Some examples of his diverse portfolio:

[A sample of Green Lantern / Green Arrow.]

After this, and probably not long afterwards, we can note the appearance of Adams' work under his Continuity Studios label.

Adams Today

And, finally, Adams established Continuity Comics, the product of the studio he still (?) runs with a stable of artists who do a combination of graphic arts material (the stuff that actually pays for the studio) and the occasional comics project like Megalith. The penetration of his Continuity Studios outputs remains difficult to evaluate, since comics shops carry it only irregularly; short-lived faddish material tends to predominate where such businesses deviate from the major lines of comics.

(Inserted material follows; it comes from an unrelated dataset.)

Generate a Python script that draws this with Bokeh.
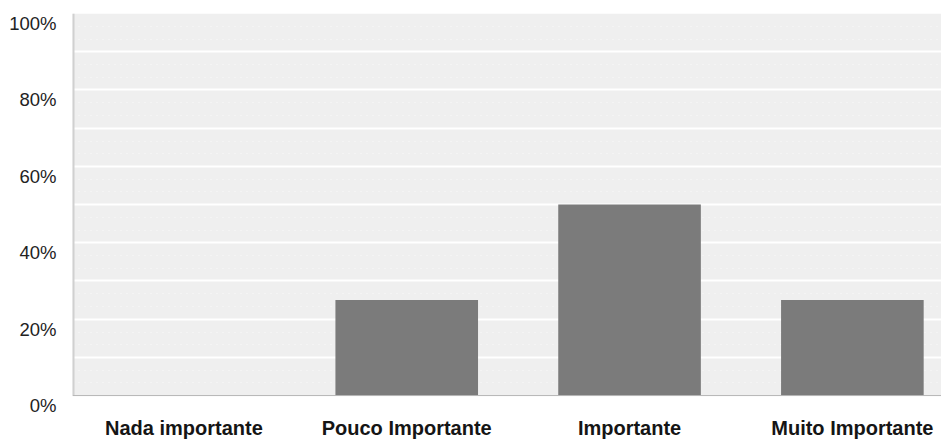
import numpy as np
from bokeh.plotting import figure
from bokeh.models import Range1d, FixedTicker, ColumnDataSource, BoxAnnotation, Span
from bokeh.embed import file_html
from bokeh.resources import INLINE

categories = ["Nada importante", "Pouco Importante", "Importante", "Muito Importante"]
values = [0, 25, 50, 25]
y_tick_values = [0, 20, 40, 60, 80, 100]
y_tick_labels = ["0%", "20%", "40%", "60%", "80%", "100%"]
grid_values = [10, 20, 30, 40, 50, 60, 70, 80, 90]

positions = np.arange(len(categories)) + 0.5
source = ColumnDataSource(dict(x=positions, top=values, cat=categories))

label_shift = 2.6          # labels sit a little below their gridlines
x_start, x_end = 0, 3.9
y_min, y_max = 0, 100

p = figure(
    output_backend="svg", toolbar_location=None,
    frame_width=869, frame_height=392,
    min_border_left=72, min_border_right=0, min_border_top=13, min_border_bottom=25,
    x_range=Range1d(x_start, x_end), y_range=Range1d(y_min - label_shift, y_max),
)
p.outline_line_color = None
p.background_fill_color = "white"
p.border_fill_color = "white"

# grey plotting area above zero
p.add_layout(BoxAnnotation(bottom=y_min, fill_color="#efefef", fill_alpha=1,
                           line_color=None, level="image"))

p.vbar(x="x", top="top", width=0.64, bottom=0, source=source,
       fill_color="#7b7b7b", line_color=None)

# axis lines
p.add_layout(Span(location=y_min, dimension="width", line_color="#b5b5b5", line_width=1))
p.segment(x0=[x_start], y0=[y_min], x1=[x_start], y1=[y_max], line_color="#d0d0d0", line_width=4)

# x axis
p.xaxis.ticker = FixedTicker(ticks=list(positions))
p.xaxis.major_label_overrides = {float(x): c for x, c in zip(positions, categories)}
p.xaxis.major_tick_line_color = None
p.xaxis.minor_tick_line_color = None
p.xaxis.axis_line_color = None
p.xaxis.major_label_standoff = 5
p.xaxis.major_label_text_font = "Liberation Sans"
p.xaxis.major_label_text_font_size = "20px"
p.xaxis.major_label_text_font_style = "bold"
p.xaxis.major_label_text_color = "#151515"

# y axis
shifted = [v - label_shift for v in y_tick_values]
p.yaxis.ticker = FixedTicker(ticks=shifted)
p.yaxis.major_label_overrides = {s: l for s, l in zip(shifted, y_tick_labels)}
p.yaxis.major_tick_line_color = None
p.yaxis.minor_tick_line_color = None
p.yaxis.axis_line_color = None
p.yaxis.major_label_standoff = 10
p.yaxis.major_label_text_font = "Liberation Sans"
p.yaxis.major_label_text_font_size = "18.5px"
p.yaxis.major_label_text_color = "#222222"

# grid
p.xgrid.grid_line_color = None
p.ygrid.ticker = FixedTicker(ticks=grid_values,
                             minor_ticks=[3.3 + 10 * i for i in range(10)] + [6.6 + 10 * i for i in range(10)])
p.ygrid.grid_line_color = "white"
p.ygrid.grid_line_width = 2
p.ygrid.minor_grid_line_color = "white"
p.ygrid.minor_grid_line_alpha = 0.6
p.ygrid.minor_grid_line_dash = "1 5"
p.ygrid.minor_grid_line_width = 1
p.ygrid.level = "underlay"

open("out.html", "w").write(file_html(p, INLINE))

Much of his current work may involve material that does not enter the hands of comics consumers; while advertising work, always successful where Adams has contributed to it, appears as widely as the magazine that carries it, things like storyboarding do not tend to reach audiences outside of production crews for movies, except through artists' anthology portfolios and occasional pieces released to fanzines.

Until someone starts a magazine entitled The Neal Adams Collector, however, the great body of his work after the 1970s may remain out of the hands of the greater body of his admirers. Granted, he should do something that lets him work the way he wants to, and pay the bills, and escape the predations of rapacious management that characterize the freelancer system dominating comics these days.

It remains difficult not to regret that so much of his work must go to places where only a handful of people will ever get to see it, though; maybe because it's hard to shake the feeling that movie directors don't deserve to keep Neal Adams all to themselves.